__Dataset content__
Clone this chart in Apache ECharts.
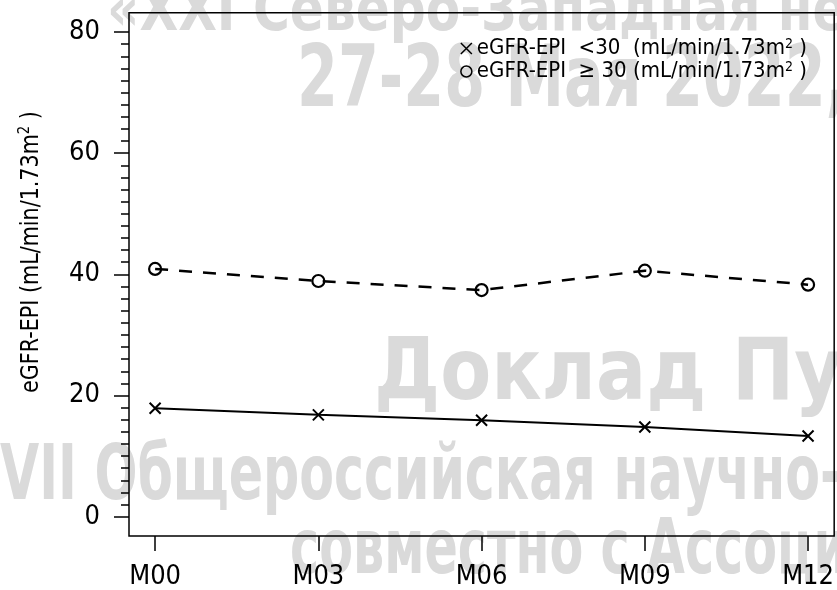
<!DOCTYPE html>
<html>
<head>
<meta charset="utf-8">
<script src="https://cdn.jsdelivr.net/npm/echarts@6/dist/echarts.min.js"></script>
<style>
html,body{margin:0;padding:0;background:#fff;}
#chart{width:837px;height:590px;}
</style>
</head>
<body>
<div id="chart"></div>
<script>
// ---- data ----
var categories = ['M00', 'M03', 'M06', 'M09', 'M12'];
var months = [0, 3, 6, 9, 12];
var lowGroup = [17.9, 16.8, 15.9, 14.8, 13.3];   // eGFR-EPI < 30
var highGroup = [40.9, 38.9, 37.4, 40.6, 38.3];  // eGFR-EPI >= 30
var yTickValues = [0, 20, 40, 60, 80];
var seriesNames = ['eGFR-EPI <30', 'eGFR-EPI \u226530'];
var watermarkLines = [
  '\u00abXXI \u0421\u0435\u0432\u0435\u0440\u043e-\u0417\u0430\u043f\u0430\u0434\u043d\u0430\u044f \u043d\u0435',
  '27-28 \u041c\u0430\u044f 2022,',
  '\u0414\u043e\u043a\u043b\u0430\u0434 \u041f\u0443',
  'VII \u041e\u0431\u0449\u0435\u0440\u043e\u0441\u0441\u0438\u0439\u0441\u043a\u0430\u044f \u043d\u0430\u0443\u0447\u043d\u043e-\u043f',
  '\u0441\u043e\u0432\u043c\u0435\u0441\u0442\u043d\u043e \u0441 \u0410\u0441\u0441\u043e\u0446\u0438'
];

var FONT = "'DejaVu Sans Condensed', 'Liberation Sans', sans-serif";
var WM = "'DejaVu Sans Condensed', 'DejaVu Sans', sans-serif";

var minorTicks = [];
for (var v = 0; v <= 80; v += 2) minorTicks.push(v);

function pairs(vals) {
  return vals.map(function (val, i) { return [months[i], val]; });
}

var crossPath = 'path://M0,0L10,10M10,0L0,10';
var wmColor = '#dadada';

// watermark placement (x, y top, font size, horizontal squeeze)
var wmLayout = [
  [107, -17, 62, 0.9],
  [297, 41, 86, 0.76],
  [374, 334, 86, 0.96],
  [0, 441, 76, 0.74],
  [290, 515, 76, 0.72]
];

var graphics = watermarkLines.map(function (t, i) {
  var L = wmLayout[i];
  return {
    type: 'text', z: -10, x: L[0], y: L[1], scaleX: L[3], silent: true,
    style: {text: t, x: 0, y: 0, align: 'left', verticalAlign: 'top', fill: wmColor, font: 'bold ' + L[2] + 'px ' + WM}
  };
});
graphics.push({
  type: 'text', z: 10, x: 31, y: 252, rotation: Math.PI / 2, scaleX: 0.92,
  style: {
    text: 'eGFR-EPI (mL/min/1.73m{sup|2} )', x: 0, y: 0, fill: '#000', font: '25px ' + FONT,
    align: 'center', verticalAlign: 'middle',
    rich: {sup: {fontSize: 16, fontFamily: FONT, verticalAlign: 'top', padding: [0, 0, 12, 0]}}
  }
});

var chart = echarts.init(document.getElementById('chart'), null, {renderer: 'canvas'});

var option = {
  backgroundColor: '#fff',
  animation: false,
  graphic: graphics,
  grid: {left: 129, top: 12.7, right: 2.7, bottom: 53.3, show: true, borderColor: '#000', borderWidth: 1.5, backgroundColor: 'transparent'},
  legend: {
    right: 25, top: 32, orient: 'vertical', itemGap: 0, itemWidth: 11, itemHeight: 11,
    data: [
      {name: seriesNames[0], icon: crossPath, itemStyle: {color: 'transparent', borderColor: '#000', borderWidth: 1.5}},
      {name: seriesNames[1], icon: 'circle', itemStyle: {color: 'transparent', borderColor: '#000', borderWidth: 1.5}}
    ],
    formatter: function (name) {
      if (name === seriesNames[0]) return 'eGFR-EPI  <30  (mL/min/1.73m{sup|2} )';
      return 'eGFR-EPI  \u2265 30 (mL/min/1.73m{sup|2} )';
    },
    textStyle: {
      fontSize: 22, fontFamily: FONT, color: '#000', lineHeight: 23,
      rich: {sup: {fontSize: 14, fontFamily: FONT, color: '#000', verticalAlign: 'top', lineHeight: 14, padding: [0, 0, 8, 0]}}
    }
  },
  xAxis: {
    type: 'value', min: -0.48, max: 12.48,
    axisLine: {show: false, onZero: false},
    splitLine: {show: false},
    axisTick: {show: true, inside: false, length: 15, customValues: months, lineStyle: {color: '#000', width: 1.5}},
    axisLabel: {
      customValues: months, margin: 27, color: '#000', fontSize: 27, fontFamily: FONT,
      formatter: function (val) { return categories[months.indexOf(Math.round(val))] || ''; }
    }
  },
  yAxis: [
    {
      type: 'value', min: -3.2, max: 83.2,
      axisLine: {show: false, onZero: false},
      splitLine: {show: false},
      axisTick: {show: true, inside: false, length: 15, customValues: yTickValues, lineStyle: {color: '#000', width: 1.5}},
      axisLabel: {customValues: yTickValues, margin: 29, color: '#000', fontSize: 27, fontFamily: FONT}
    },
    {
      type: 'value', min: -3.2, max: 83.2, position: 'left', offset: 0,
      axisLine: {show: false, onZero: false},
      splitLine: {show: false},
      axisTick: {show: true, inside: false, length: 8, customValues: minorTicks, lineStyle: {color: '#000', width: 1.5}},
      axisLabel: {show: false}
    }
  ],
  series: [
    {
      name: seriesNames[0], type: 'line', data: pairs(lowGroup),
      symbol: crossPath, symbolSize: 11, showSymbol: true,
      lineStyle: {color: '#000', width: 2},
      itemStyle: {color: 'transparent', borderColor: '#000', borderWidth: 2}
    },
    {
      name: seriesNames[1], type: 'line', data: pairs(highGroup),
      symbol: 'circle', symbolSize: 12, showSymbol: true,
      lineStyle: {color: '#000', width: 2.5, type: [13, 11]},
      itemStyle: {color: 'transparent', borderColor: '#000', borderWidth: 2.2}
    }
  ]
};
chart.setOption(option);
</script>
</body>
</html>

__Prompt__
Every line of the material is to be quoted exactly, with no pictures carried over.

__Answer below__
Clone this chart in Apache ECharts.
<!DOCTYPE html>
<html>
<head>
<meta charset="utf-8">
<script src="https://cdn.jsdelivr.net/npm/echarts@6/dist/echarts.min.js"></script>
<style>
html,body{margin:0;padding:0;background:#fff;}
#chart{width:837px;height:590px;}
</style>
</head>
<body>
<div id="chart"></div>
<script>
// ---- data ----
var categories = ['M00', 'M03', 'M06', 'M09', 'M12'];
var months = [0, 3, 6, 9, 12];
var lowGroup = [17.9, 16.8, 15.9, 14.8, 13.3];   // eGFR-EPI < 30
var highGroup = [40.9, 38.9, 37.4, 40.6, 38.3];  // eGFR-EPI >= 30
var yTickValues = [0, 20, 40, 60, 80];
var seriesNames = ['eGFR-EPI <30', 'eGFR-EPI \u226530'];
var watermarkLines = [
  '\u00abXXI \u0421\u0435\u0432\u0435\u0440\u043e-\u0417\u0430\u043f\u0430\u0434\u043d\u0430\u044f \u043d\u0435',
  '27-28 \u041c\u0430\u044f 2022,',
  '\u0414\u043e\u043a\u043b\u0430\u0434 \u041f\u0443',
  'VII \u041e\u0431\u0449\u0435\u0440\u043e\u0441\u0441\u0438\u0439\u0441\u043a\u0430\u044f \u043d\u0430\u0443\u0447\u043d\u043e-\u043f',
  '\u0441\u043e\u0432\u043c\u0435\u0441\u0442\u043d\u043e \u0441 \u0410\u0441\u0441\u043e\u0446\u0438'
];

var FONT = "'DejaVu Sans Condensed', 'Liberation Sans', sans-serif";
var WM = "'DejaVu Sans Condensed', 'DejaVu Sans', sans-serif";

var minorTicks = [];
for (var v = 0; v <= 80; v += 2) minorTicks.push(v);

function pairs(vals) {
  return vals.map(function (val, i) { return [months[i], val]; });
}

var crossPath = 'path://M0,0L10,10M10,0L0,10';
var wmColor = '#dadada';

// watermark placement (x, y top, font size, horizontal squeeze)
var wmLayout = [
  [107, -17, 62, 0.9],
  [297, 41, 86, 0.76],
  [374, 334, 86, 0.96],
  [0, 441, 76, 0.74],
  [290, 515, 76, 0.72]
];

var graphics = watermarkLines.map(function (t, i) {
  var L = wmLayout[i];
  return {
    type: 'text', z: -10, x: L[0], y: L[1], scaleX: L[3], silent: true,
    style: {text: t, x: 0, y: 0, align: 'left', verticalAlign: 'top', fill: wmColor, font: 'bold ' + L[2] + 'px ' + WM}
  };
});
graphics.push({
  type: 'text', z: 10, x: 31, y: 252, rotation: Math.PI / 2, scaleX: 0.92,
  style: {
    text: 'eGFR-EPI (mL/min/1.73m{sup|2} )', x: 0, y: 0, fill: '#000', font: '25px ' + FONT,
    align: 'center', verticalAlign: 'middle',
    rich: {sup: {fontSize: 16, fontFamily: FONT, verticalAlign: 'top', padding: [0, 0, 12, 0]}}
  }
});

var chart = echarts.init(document.getElementById('chart'), null, {renderer: 'canvas'});

var option = {
  backgroundColor: '#fff',
  animation: false,
  graphic: graphics,
  grid: {left: 129, top: 12.7, right: 2.7, bottom: 53.3, show: true, borderColor: '#000', borderWidth: 1.5, backgroundColor: 'transparent'},
  legend: {
    right: 25, top: 32, orient: 'vertical', itemGap: 0, itemWidth: 11, itemHeight: 11,
    data: [
      {name: seriesNames[0], icon: crossPath, itemStyle: {color: 'transparent', borderColor: '#000', borderWidth: 1.5}},
      {name: seriesNames[1], icon: 'circle', itemStyle: {color: 'transparent', borderColor: '#000', borderWidth: 1.5}}
    ],
    formatter: function (name) {
      if (name === seriesNames[0]) return 'eGFR-EPI  <30  (mL/min/1.73m{sup|2} )';
      return 'eGFR-EPI  \u2265 30 (mL/min/1.73m{sup|2} )';
    },
    textStyle: {
      fontSize: 22, fontFamily: FONT, color: '#000', lineHeight: 23,
      rich: {sup: {fontSize: 14, fontFamily: FONT, color: '#000', verticalAlign: 'top', lineHeight: 14, padding: [0, 0, 8, 0]}}
    }
  },
  xAxis: {
    type: 'value', min: -0.48, max: 12.48,
    axisLine: {show: false, onZero: false},
    splitLine: {show: false},
    axisTick: {show: true, inside: false, length: 15, customValues: months, lineStyle: {color: '#000', width: 1.5}},
    axisLabel: {
      customValues: months, margin: 27, color: '#000', fontSize: 27, fontFamily: FONT,
      formatter: function (val) { return categories[months.indexOf(Math.round(val))] || ''; }
    }
  },
  yAxis: [
    {
      type: 'value', min: -3.2, max: 83.2,
      axisLine: {show: false, onZero: false},
      splitLine: {show: false},
      axisTick: {show: true, inside: false, length: 15, customValues: yTickValues, lineStyle: {color: '#000', width: 1.5}},
      axisLabel: {customValues: yTickValues, margin: 29, color: '#000', fontSize: 27, fontFamily: FONT}
    },
    {
      type: 'value', min: -3.2, max: 83.2, position: 'left', offset: 0,
      axisLine: {show: false, onZero: false},
      splitLine: {show: false},
      axisTick: {show: true, inside: false, length: 8, customValues: minorTicks, lineStyle: {color: '#000', width: 1.5}},
      axisLabel: {show: false}
    }
  ],
  series: [
    {
      name: seriesNames[0], type: 'line', data: pairs(lowGroup),
      symbol: crossPath, symbolSize: 11, showSymbol: true,
      lineStyle: {color: '#000', width: 2},
      itemStyle: {color: 'transparent', borderColor: '#000', borderWidth: 2}
    },
    {
      name: seriesNames[1], type: 'line', data: pairs(highGroup),
      symbol: 'circle', symbolSize: 12, showSymbol: true,
      lineStyle: {color: '#000', width: 2.5, type: [13, 11]},
      itemStyle: {color: 'transparent', borderColor: '#000', borderWidth: 2.2}
    }
  ]
};
chart.setOption(option);
</script>
</body>
</html>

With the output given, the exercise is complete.